What this task involves:
Select the lines that hold the word "script" and copy each one.

** begin **

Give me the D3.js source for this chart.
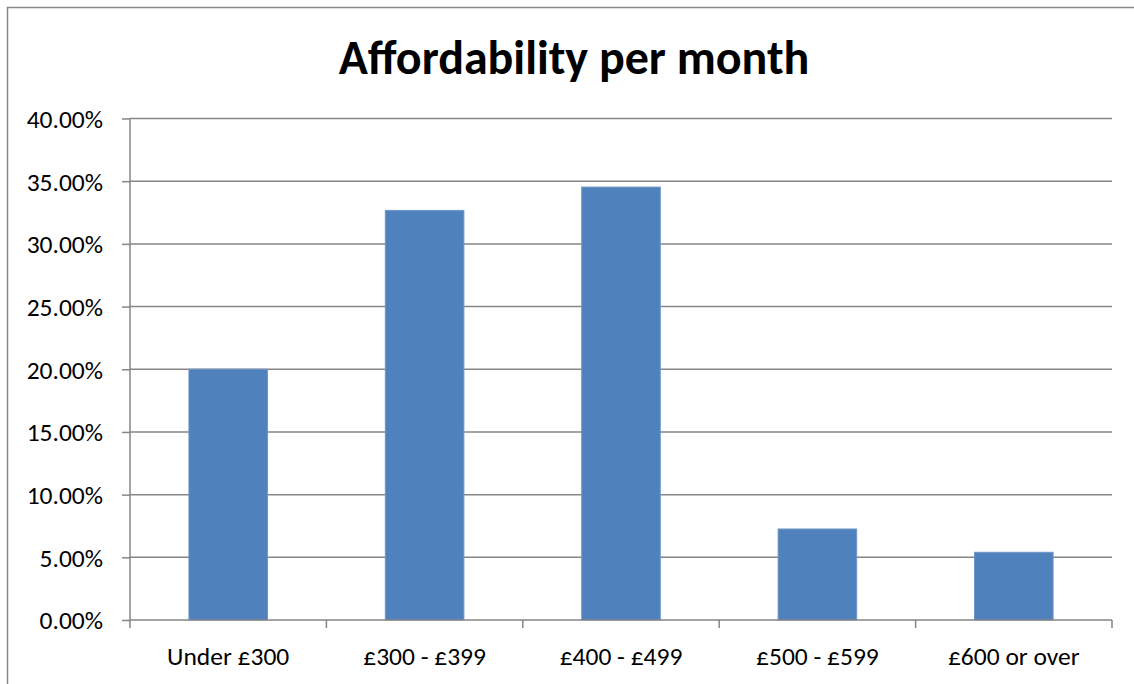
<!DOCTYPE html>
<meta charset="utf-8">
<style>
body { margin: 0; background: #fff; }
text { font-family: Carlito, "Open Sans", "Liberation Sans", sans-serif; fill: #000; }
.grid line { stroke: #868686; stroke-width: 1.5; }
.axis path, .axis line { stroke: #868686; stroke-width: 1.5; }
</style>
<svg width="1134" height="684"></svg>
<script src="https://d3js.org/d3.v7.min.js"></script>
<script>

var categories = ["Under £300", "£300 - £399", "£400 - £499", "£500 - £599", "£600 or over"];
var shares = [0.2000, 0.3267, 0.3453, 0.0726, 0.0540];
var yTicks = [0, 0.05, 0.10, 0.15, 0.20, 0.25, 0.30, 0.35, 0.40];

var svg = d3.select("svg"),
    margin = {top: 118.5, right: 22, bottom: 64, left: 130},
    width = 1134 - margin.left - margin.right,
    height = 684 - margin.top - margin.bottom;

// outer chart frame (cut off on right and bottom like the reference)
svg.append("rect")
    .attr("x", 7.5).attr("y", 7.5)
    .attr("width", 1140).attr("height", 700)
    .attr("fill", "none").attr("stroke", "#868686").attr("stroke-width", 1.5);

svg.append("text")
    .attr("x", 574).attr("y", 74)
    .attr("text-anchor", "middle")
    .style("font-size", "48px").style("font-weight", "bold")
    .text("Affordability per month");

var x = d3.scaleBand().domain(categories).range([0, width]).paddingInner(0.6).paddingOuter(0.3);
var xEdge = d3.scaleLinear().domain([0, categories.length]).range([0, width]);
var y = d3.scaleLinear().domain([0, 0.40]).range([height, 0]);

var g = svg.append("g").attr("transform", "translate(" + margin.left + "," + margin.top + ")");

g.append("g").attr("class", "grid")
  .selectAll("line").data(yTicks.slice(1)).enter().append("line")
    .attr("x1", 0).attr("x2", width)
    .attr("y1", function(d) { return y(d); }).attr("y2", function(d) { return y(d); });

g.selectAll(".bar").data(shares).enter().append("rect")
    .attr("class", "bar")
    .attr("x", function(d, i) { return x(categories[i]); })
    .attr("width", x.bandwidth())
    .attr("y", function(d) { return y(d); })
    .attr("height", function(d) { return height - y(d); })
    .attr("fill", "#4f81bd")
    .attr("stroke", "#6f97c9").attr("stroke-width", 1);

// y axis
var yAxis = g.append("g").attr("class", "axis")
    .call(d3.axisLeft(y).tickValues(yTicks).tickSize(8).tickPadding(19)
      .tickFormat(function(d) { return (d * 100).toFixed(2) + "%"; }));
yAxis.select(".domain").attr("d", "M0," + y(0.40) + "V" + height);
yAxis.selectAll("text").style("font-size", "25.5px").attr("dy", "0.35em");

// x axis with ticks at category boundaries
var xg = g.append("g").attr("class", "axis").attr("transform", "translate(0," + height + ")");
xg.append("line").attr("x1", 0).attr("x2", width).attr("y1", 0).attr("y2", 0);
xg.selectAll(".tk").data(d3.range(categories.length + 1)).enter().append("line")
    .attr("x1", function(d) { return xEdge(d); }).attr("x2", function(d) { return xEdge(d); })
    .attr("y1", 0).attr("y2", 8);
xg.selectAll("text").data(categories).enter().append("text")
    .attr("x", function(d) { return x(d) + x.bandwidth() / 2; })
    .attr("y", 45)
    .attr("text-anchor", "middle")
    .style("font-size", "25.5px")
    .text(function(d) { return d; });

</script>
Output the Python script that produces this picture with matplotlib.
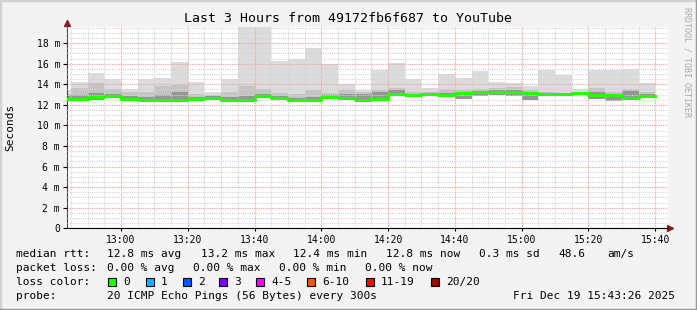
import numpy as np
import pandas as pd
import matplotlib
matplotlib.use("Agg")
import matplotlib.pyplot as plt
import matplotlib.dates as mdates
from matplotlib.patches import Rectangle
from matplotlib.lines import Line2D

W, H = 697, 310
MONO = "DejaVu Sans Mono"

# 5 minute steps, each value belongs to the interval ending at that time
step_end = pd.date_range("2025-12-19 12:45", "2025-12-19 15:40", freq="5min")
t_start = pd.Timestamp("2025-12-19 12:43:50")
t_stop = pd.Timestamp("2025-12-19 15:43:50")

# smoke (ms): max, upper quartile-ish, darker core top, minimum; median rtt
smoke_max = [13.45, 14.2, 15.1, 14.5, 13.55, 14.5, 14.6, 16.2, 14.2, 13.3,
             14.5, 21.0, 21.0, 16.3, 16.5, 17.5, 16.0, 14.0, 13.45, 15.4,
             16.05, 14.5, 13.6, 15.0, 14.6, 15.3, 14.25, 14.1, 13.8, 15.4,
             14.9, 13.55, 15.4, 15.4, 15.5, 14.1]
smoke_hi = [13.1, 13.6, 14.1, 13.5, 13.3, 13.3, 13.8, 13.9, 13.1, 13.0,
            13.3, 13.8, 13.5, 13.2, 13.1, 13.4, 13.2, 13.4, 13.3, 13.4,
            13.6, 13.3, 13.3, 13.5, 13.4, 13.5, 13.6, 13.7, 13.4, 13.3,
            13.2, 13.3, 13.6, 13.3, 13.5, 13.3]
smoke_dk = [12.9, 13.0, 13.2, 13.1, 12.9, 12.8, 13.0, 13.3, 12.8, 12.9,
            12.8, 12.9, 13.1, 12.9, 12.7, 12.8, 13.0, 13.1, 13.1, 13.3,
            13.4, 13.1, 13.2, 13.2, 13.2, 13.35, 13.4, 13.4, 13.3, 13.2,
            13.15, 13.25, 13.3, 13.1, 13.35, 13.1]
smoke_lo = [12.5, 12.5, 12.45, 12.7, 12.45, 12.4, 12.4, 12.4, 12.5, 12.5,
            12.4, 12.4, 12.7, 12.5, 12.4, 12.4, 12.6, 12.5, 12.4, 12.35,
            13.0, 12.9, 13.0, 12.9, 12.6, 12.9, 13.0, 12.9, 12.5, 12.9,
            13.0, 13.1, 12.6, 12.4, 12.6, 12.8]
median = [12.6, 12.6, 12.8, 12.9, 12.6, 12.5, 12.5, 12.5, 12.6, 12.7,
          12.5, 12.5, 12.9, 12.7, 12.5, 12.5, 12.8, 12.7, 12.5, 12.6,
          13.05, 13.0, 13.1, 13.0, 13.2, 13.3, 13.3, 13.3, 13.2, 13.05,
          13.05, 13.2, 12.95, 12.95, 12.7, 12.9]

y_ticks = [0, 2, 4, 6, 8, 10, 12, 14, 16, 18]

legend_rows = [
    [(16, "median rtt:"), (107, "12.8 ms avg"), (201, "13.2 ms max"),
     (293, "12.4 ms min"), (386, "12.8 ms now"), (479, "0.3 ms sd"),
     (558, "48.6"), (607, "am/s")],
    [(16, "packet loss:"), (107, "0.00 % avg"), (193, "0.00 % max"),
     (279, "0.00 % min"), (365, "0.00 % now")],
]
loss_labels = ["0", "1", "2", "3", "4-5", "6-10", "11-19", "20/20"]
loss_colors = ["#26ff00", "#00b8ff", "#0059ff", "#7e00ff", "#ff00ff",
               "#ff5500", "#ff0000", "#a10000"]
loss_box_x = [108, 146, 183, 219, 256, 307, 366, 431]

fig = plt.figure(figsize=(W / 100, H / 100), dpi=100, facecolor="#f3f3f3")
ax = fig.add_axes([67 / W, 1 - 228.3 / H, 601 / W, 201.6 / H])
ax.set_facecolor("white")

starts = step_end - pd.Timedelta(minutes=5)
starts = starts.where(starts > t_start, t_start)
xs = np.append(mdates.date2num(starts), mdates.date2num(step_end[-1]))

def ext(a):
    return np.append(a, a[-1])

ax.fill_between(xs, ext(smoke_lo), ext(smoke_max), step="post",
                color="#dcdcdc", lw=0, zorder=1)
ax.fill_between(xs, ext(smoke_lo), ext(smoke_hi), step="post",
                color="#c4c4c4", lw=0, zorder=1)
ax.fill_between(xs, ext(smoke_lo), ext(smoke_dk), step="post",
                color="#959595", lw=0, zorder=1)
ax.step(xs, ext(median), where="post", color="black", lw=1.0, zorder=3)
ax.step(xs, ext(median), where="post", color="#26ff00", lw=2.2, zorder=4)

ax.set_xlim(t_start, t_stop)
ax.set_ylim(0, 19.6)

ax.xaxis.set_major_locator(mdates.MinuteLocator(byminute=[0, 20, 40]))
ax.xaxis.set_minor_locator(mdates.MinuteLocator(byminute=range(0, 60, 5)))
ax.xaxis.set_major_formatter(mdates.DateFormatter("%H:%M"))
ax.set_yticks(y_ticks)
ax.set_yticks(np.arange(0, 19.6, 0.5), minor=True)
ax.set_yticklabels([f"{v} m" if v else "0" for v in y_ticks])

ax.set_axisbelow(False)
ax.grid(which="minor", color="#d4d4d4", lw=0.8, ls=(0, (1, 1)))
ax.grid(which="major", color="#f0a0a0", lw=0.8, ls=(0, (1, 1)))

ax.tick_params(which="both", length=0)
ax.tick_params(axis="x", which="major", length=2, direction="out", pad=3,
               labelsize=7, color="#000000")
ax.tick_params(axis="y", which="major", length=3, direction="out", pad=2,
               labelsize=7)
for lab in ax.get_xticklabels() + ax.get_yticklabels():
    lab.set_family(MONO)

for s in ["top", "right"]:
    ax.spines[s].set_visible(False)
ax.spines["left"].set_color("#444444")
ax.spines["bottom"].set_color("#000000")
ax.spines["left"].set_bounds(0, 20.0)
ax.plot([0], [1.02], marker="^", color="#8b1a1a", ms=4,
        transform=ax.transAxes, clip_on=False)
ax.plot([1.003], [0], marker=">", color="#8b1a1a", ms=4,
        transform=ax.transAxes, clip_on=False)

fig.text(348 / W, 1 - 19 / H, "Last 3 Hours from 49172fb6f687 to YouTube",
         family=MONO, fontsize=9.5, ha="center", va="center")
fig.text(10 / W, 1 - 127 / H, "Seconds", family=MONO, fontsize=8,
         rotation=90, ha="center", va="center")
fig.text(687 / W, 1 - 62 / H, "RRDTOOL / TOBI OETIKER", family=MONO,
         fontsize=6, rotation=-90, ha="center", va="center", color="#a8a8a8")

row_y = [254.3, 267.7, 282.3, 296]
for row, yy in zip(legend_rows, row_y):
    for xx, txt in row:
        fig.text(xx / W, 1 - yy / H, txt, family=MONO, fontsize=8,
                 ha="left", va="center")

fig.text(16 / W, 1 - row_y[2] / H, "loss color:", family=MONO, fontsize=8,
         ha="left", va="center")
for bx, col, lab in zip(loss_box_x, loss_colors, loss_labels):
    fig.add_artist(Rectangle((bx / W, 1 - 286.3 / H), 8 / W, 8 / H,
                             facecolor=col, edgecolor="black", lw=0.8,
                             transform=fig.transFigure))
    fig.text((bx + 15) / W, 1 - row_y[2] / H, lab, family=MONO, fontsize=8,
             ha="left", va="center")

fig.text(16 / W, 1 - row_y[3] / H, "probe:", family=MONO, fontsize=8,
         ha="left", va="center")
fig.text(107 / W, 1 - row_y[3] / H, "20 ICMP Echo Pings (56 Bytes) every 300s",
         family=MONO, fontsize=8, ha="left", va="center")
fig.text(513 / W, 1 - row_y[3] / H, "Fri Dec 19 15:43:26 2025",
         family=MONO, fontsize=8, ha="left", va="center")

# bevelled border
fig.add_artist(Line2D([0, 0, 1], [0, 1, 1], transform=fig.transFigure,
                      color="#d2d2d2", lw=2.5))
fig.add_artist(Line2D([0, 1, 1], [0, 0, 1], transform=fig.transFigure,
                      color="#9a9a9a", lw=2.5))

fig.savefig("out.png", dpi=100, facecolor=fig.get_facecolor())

** end **

Finished task:
<script src="https://d3js.org/d3.v7.min.js"></script>
<script>
</script>
Output the Python script that produces this picture with matplotlib.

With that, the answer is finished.